Many opined that Gay was “untouchable.” But as Christopher Rufo notes in the WSJ, the campaign to topple Harvard’s 30th president was about understanding and using power. As he puts it, it is about “much more than Claudine Gay.”
It is about the great conflict between truth and ideology, colorblindness and discrimination, good governance and failed leadership—a conflict that, if we are to preserve America’s core principles, conservatives must win.
If there is any hope of stopping America’s cultural revolution, it must begin with a clear-eyed understanding of how to wield power and reshape institutions in the real world.

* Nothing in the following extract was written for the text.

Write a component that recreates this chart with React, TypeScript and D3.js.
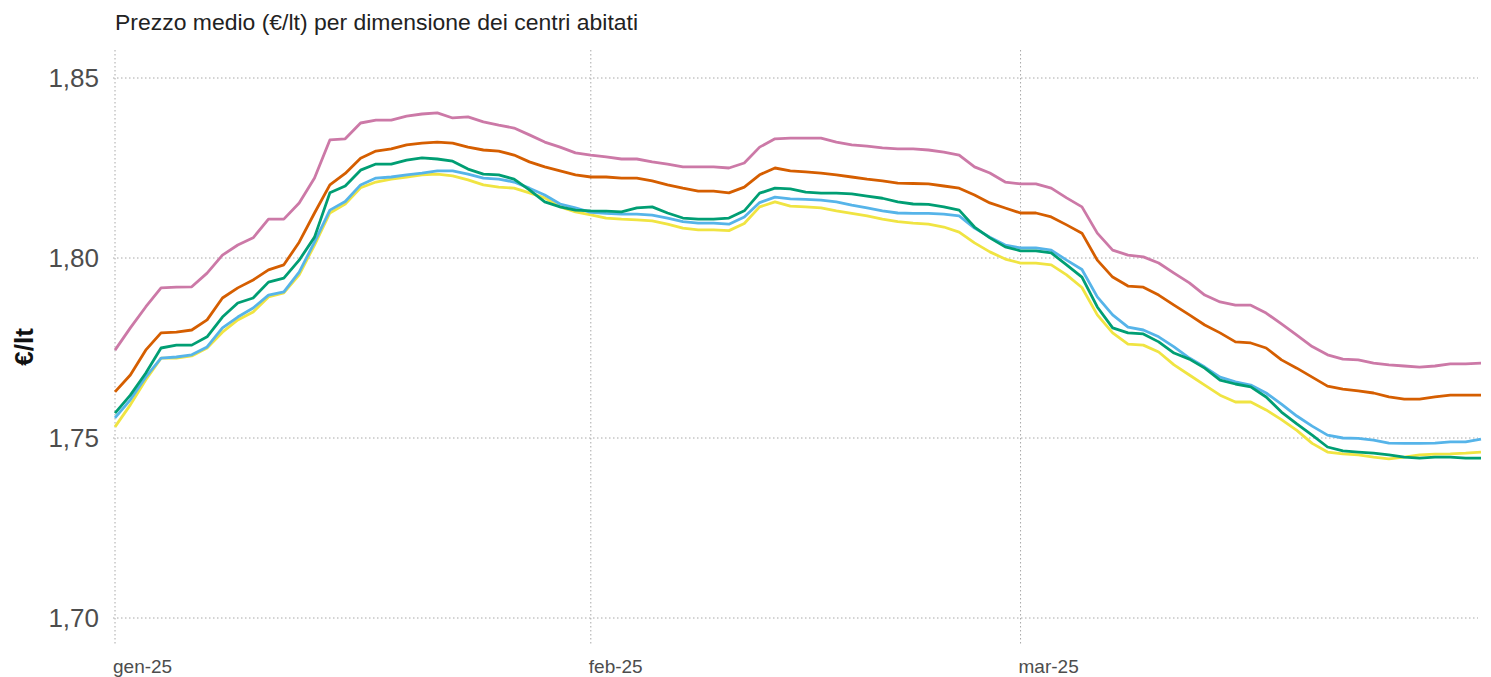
import React from "react";
import * as d3 from "d3";

// ---- data ----
const seriesNames = ["Serie 1", "Serie 2", "Serie 3", "Serie 4", "Serie 5"];
const seriesColors = ["#CC79A7", "#D55E00", "#F0E442", "#56B4E9", "#009E73"];

const pink = [
  1.7744, 1.7806, 1.7864, 1.7917, 1.7919, 1.792, 1.7958, 1.8008, 1.8036, 1.8056,
  1.8108, 1.8108, 1.8153, 1.8222, 1.8328, 1.8331, 1.8375, 1.8383, 1.8383, 1.8394,
  1.84, 1.8403, 1.8389, 1.8392, 1.8378, 1.8369, 1.8361, 1.8342, 1.8322, 1.8308,
  1.8292, 1.8286, 1.8281, 1.8275, 1.8275, 1.8267, 1.8261, 1.8253, 1.8253, 1.8253,
  1.825, 1.8264, 1.8308, 1.8331, 1.8333, 1.8333, 1.8333, 1.8322, 1.8314, 1.8311,
  1.8306, 1.8303, 1.8303, 1.83, 1.8294, 1.8286, 1.8253, 1.8236, 1.8211, 1.8206,
  1.8206, 1.8194, 1.8167, 1.8142, 1.8069, 1.8022, 1.8008, 1.8003, 1.7986, 1.7958,
  1.7931, 1.7897, 1.7878, 1.7869, 1.7869, 1.7847, 1.7817, 1.7786, 1.7754, 1.7731,
  1.7719, 1.7717, 1.7708, 1.7703, 1.77, 1.7697, 1.77, 1.7706, 1.7706, 1.7708,
];
const orange = [
  1.7628, 1.7675, 1.7744, 1.7792, 1.7794, 1.78, 1.7828, 1.7889, 1.7917, 1.7939,
  1.7967, 1.7981, 1.8044, 1.8125, 1.8203, 1.8235, 1.8277, 1.8297, 1.8303, 1.8314,
  1.8319, 1.8322, 1.8319, 1.8308, 1.83, 1.8297, 1.8286, 1.8267, 1.8253, 1.8242,
  1.8231, 1.8225, 1.8225, 1.8222, 1.8222, 1.8214, 1.8203, 1.8194, 1.8186, 1.8186,
  1.8181, 1.8197, 1.8231, 1.825, 1.8242, 1.8239, 1.8236, 1.8231, 1.8225, 1.8219,
  1.8214, 1.8208, 1.8207, 1.8206, 1.82, 1.8194, 1.8175, 1.8153, 1.8139, 1.8125,
  1.8125, 1.8114, 1.8092, 1.8069, 1.7994, 1.7947, 1.7922, 1.7919, 1.7897, 1.7869,
  1.7842, 1.7814, 1.7792, 1.7767, 1.7764, 1.775, 1.7717, 1.7694, 1.7669, 1.7644,
  1.7636, 1.7631, 1.7625, 1.7614, 1.7608, 1.7608, 1.7614, 1.7619, 1.7619, 1.7619,
];
const yellow = [
  1.7531, 1.7592, 1.7661, 1.7722, 1.7722, 1.7728, 1.775, 1.7794, 1.7828, 1.785,
  1.7892, 1.7903, 1.7953, 1.8036, 1.8125, 1.815, 1.8195, 1.8211, 1.8219, 1.8225,
  1.8231, 1.8233, 1.8228, 1.8217, 1.8203, 1.8197, 1.8194, 1.8181, 1.8167, 1.8142,
  1.8128, 1.812, 1.8111, 1.8108, 1.8106, 1.8103, 1.8094, 1.8083, 1.8078, 1.8078,
  1.8076, 1.8096, 1.8142, 1.8156, 1.8144, 1.8142, 1.8139, 1.8131, 1.8124, 1.8117,
  1.8108, 1.8101, 1.8097, 1.8094, 1.8086, 1.8072, 1.8042, 1.8017, 1.7997, 1.7986,
  1.7986, 1.7981, 1.7953, 1.7918, 1.7842, 1.7792, 1.7761, 1.7758, 1.7739, 1.7703,
  1.7675, 1.7647, 1.7619, 1.76, 1.76, 1.7578, 1.7551, 1.7521, 1.7485, 1.7461,
  1.7456, 1.7453, 1.7447, 1.7442, 1.7447, 1.7453, 1.7455, 1.7456, 1.7458, 1.7461,
];
const blue = [
  1.7556, 1.7606, 1.7669, 1.7722, 1.7725, 1.7731, 1.7753, 1.7806, 1.7836, 1.7861,
  1.7897, 1.7906, 1.7961, 1.8044, 1.8133, 1.8157, 1.8203, 1.8222, 1.8225, 1.8231,
  1.8236, 1.8242, 1.8242, 1.8233, 1.8222, 1.8219, 1.8211, 1.8194, 1.8175, 1.815,
  1.8139, 1.8127, 1.8124, 1.8122, 1.8122, 1.8119, 1.8111, 1.8101, 1.8097, 1.8097,
  1.8094, 1.8114, 1.8154, 1.8169, 1.8164, 1.8163, 1.8161, 1.8156, 1.8147, 1.8139,
  1.8131, 1.8125, 1.8124, 1.8124, 1.8122, 1.8117, 1.8083, 1.8058, 1.8036, 1.8028,
  1.8028, 1.8022, 1.7994, 1.7968, 1.7892, 1.7842, 1.7808, 1.78, 1.7781, 1.7753,
  1.7722, 1.7697, 1.7669, 1.7656, 1.7647, 1.7625, 1.7594, 1.7561, 1.7533, 1.7508,
  1.75, 1.7499, 1.7494, 1.7486, 1.7485, 1.7485, 1.7486, 1.7489, 1.7489, 1.7497,
];
const green = [
  1.7569, 1.7619, 1.768, 1.775, 1.7758, 1.7758, 1.7781, 1.7836, 1.7875, 1.7889,
  1.7933, 1.7944, 1.7994, 1.8058, 1.8181, 1.82, 1.8244, 1.8261, 1.8261, 1.8272,
  1.8278, 1.8275, 1.8269, 1.8247, 1.8233, 1.8231, 1.8219, 1.8189, 1.8156, 1.8142,
  1.8133, 1.8131, 1.813, 1.8128, 1.8139, 1.8142, 1.8125, 1.8111, 1.8108, 1.8108,
  1.8111, 1.8131, 1.818, 1.8194, 1.8192, 1.8183, 1.818, 1.818, 1.8178, 1.8172,
  1.8166, 1.8156, 1.815, 1.8149, 1.8142, 1.8133, 1.8086, 1.8056, 1.8031, 1.802,
  1.802, 1.8014, 1.7981, 1.7947, 1.7864, 1.7806, 1.7792, 1.7789, 1.7767, 1.7736,
  1.7719, 1.7694, 1.7661, 1.765, 1.7642, 1.7614, 1.7572, 1.7539, 1.7508, 1.7475,
  1.7464, 1.7461, 1.7458, 1.7453, 1.7447, 1.7444, 1.7447, 1.7447, 1.7444, 1.7444,
];

const yTicks = [1.7, 1.75, 1.8, 1.85];
const xTickDates = [new Date(2025, 0, 1), new Date(2025, 1, 1), new Date(2025, 2, 1)];
const xTickLabels = ["gen-25", "feb-25", "mar-25"];
const dates = d3.timeDay.range(new Date(2025, 0, 1), new Date(2025, 3, 1));

const allSeries = [pink, orange, yellow, blue, green];

const W = 1491;
const H = 677;
const FONT = "'Liberation Sans', Arial, sans-serif";

export default function App() {
  const x = d3
    .scaleTime()
    .domain([dates[0], dates[dates.length - 1]])
    .range([115, 1481]);
  const y = d3.scaleLinear().domain([1.7, 1.85]).range([618, 78]);
  const line = d3
    .line<number>()
    .x((_, i) => x(dates[i]))
    .y((v) => y(v));
  const fmt = (v: number) => d3.format(".2f")(v).replace(".", ",");

  return (
    <svg
      width={W}
      height={H}
      style={{ position: "absolute", left: 0, top: 0, background: "#fff" }}
      fontFamily={FONT}
    >
      <rect width={W} height={H} fill="#fff" />
      <text x={115} y={30} fontSize={22.5} fill="#222" textLength={523} lengthAdjust="spacingAndGlyphs">
        Prezzo medio (€/lt) per dimensione dei centri abitati
      </text>
      {/* grid */}
      {yTicks.map((t) => (
        <line
          key={"gy" + t}
          x1={113}
          x2={1478}
          y1={y(t)}
          y2={y(t)}
          stroke="#a8a8a8"
          strokeWidth={1}
          strokeDasharray="1.5,2.5"
        />
      ))}
      {xTickDates.map((d, i) => (
        <line
          key={"gx" + i}
          x1={x(d)}
          x2={x(d)}
          y1={50}
          y2={645}
          stroke="#a8a8a8"
          strokeWidth={1}
          strokeDasharray="1.5,2.5"
        />
      ))}
      {/* y labels */}
      {yTicks.map((t) => (
        <text
          key={"yl" + t}
          x={99}
          y={y(t)}
          dy="0.35em"
          textAnchor="end"
          fontSize={26}
          fill="#4d4d4d"
        >
          {fmt(t)}
        </text>
      ))}
      {/* x labels */}
      {xTickDates.map((d, i) => (
        <text key={"xl" + i} x={x(d) - 2} y={673} fontSize={19} fill="#4d4d4d">
          {xTickLabels[i]}
        </text>
      ))}
      <text
        transform="translate(33,347) rotate(-90)"
        textAnchor="middle"
        fontSize={26}
        fontWeight="bold"
        fill="#111"
      >
        €/lt
      </text>
      {/* lines */}
      {allSeries.map((s, i) => (
        <path
          key={seriesNames[i]}
          d={line(s) || ""}
          fill="none"
          stroke={seriesColors[i]}
          strokeWidth={2.8}
          strokeLinejoin="round"
        />
      ))}
    </svg>
  );
}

Fantasy is no substitute for victory.
How the “Squeeze” Happened
- Journalists—including the independent reporter Christopher Brunet and the Washington Free Beacon’s Aaron Sibarium—applied reputational pressure, exposing Ms. Gay’s alleged plagiarism and Harvard’s scandalous effort to cover it up.
- Donors, led by hedge-fund manager Bill Ackman, applied financial pressure, withholding a billion dollars in contributions.
- Congress, under the leadership of Rep.Elise Stefanik (R., N.Y.), applied political pressure, exposing Ms. Gay’s equivocations on antisemitism and threatening consequences for inaction.
Gay’s leaving Harvard’s presidency, however, is not a real goodbye, explains Paul Du Quenoy in The Spectator.
It only came after Gay repeatedly failed to state, including in Congressional testimony, and in the wake of the deadliest anti-Semitic violence since the Holocaust, that calling for the genocidal murder of members of her university community is a violation of its code of conduct.
Gay Still a Faculty Member
Gay’s decision to leave Harvard’s presidency is not a real goodbye. While it is unlikely that she will ever again be entrusted with any amount of administrative responsibility, she will stay on as a faculty member, presumably in good standing despite the massive plagiarism allegations, and, according to reports, likely at a salary closer to what she was paid for her six months and two days as Harvard’s shortest-serving president than to a normal professor’s unenviable compensation.
The rapidly dwindling number of prospective parents still naïve enough to think a Harvard degree is prestigious should be aware that Gay could remain at Harvard for decades as a living martyr for the DEI faithful, all while receiving a fat paycheck subsidized by the tuition dollars of class after class of eager freshmen who could face the even more galling farce of being graded by her.